Enquanto muitos mato-grossenses celebram o 8 de abril, data da chegada dos bandeirantes ao arraial que daria origem a Cuiabá, poucos lembram — ou sabem — que o aniversário oficial de Mato Grosso é comemorado em 9 de maio. A data marca a criação da Capitania de Mato Grosso, em 1748, por ordem do rei Dom João V, em resposta à disputa geopolítica com a Espanha e à descoberta de ouro na região, e só foi reconhecida oficialmente em 2003, por meio da Lei nº 8.007, de autoria do então deputado estadual João Malheiros.
Segundo o mestre em História Suelme Fernandes, do Instituto Histórico e Geográfico de Mato Grosso, a demora no reconhecimento da data é reflexo direto da disputa de poder e memória entre as elites locais, sobretudo a cuiabana, que nunca aceitou o fato de que a primeira capital da Capitania tenha sido Vila Bela da Santíssima Trindade, e não Cuiabá.
“Eles preferiam comemorar o 8 de abril para reforçar a força de Cuiabá. Então é uma briga de disputa de memórias. Tem a ver com as elites políticas cuiabanas que nunca reconheceram que a primeira capital do estado fosse Vila Bela”, analisa Suelme.
A criação da Capitania foi uma manobra geopolítica de sobrevivência do império português. À época, a região que hoje compõe Mato Grosso estava, teoricamente, sob domínio espanhol, conforme o Tratado de Tordesilhas (1494). Mas com a chegada dos bandeirantes paulistas, como Pascoal Moreira Cabral e Miguel Sutil, e a descoberta de minas de ouro, a Coroa Portuguesa apressou-se em estabelecer presença definitiva no território. Assim nasceu, em 9 de maio de 1748, a Capitania de Mato Grosso, separada da Capitania de São Paulo.
O primeiro governador, Dom Antônio Rolim de Moura Tavares, chegou à região por terra, enfrentando meses de viagem e fundou, em 1752, a cidade de Vila Bela da Santíssima Trindade às margens do Rio Guaporé, com a missão de vigiar e conter as possíveis investidas espanholas. A localização estratégica da nova capital demonstrava a preocupação militar e geopolítica de Portugal em garantir suas possessões na América do Sul.
“Se não fosse a criação da Capitania, o Brasil teria hoje uma configuração territorial muito diferente”, afirma o historiador e doutor em história Edevamilton de Lima Oliveira. “É provável que os espanhóis tivessem permanecido com terras que hoje formam Mato Grosso, Rondônia, Acre, Amazonas e parte do Pará.”
Apesar de sua importância histórica e territorial, a data de criação da Capitania passou décadas ignorada.

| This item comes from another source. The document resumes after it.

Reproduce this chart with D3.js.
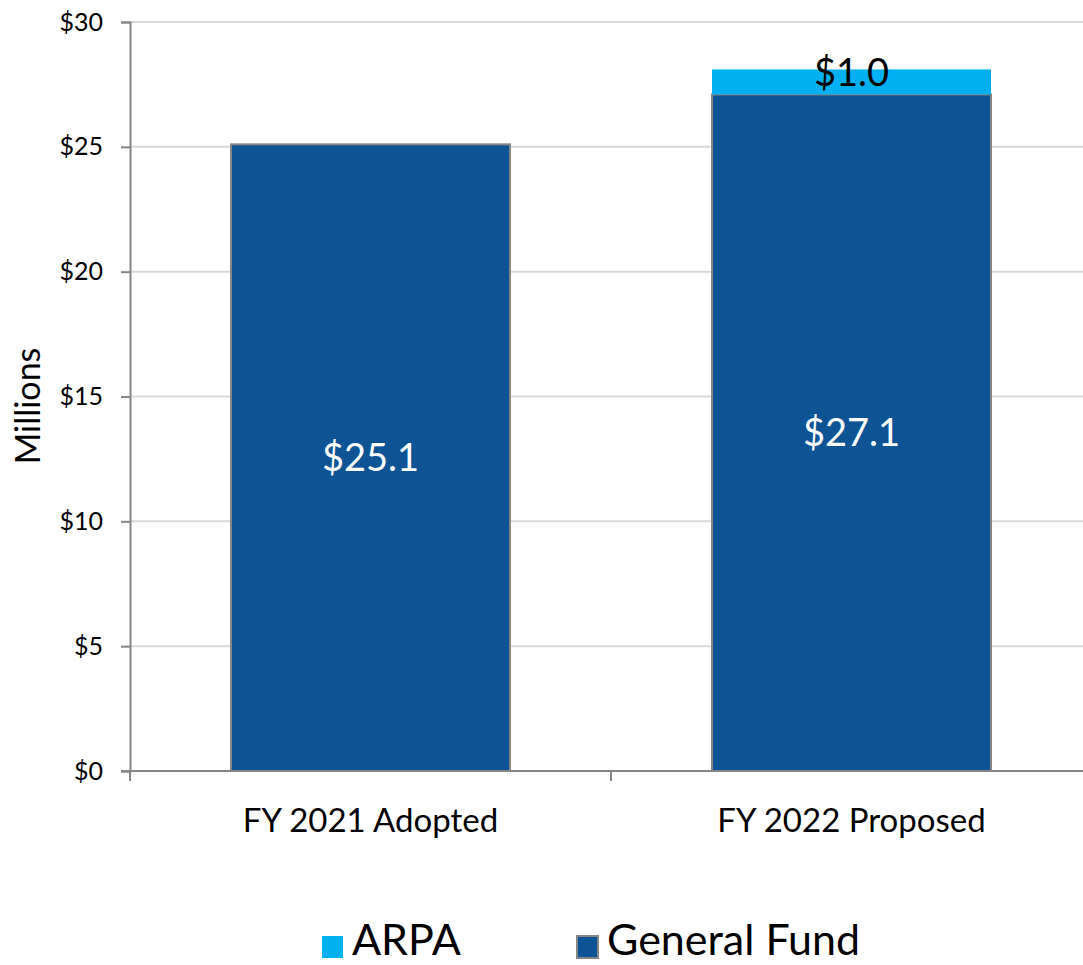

Para o ex-deputado João Malheiros, que propôs a lei que institui o 9 de maio como data oficial, reconhecer o aniversário de Mato Grosso é também reafirmar a identidade regional, recuperar o sentimento de pertencimento e preservar os referenciais culturais e geográficos do povo mato-grossense.
“Um povo sem cultura se parece com uma árvore sem tronco, maleável e fácil de ser moldada a interesses estranhos”, escreveu Malheiros na justificativa do projeto de lei.
A resistência em celebrar o 9 de maio, segundo os historiadores, está enraizada na narrativa dominante construída a partir de Cuiabá, cidade que já era consolidada quando perdeu o status de capital para Vila Bela. Ao longo do tempo, essa memória foi abafada, e o 8 de abril — data de fundação de Cuiabá — acabou sendo informalmente tratado como aniversário do estado.
Mais do que uma data: um resgate histórico
A história de Mato Grosso é também a história da consolidação territorial do Brasil. A travessia do continente, os mapas desenhados a mão, os tratados internacionais e a presença militar moldaram não apenas o estado, mas garantiram que grande parte da Amazônia e do Centro-Oeste permanecessem brasileiros.
“Reconhecer o 9 de maio é mais do que comemorar uma data: é valorizar a história, reconhecer o esforço dos que vieram antes e fortalecer a identidade mato-grossense”, conclui Edevamilton Oliveira.
O Instituto Memória do Poder Legislativo, em Cuiabá, abriga documentos, mapas, registros históricos e projetos educacionais voltados à preservação dessa trajetória, e convida a população a conhecer mais sobre o passado do estado.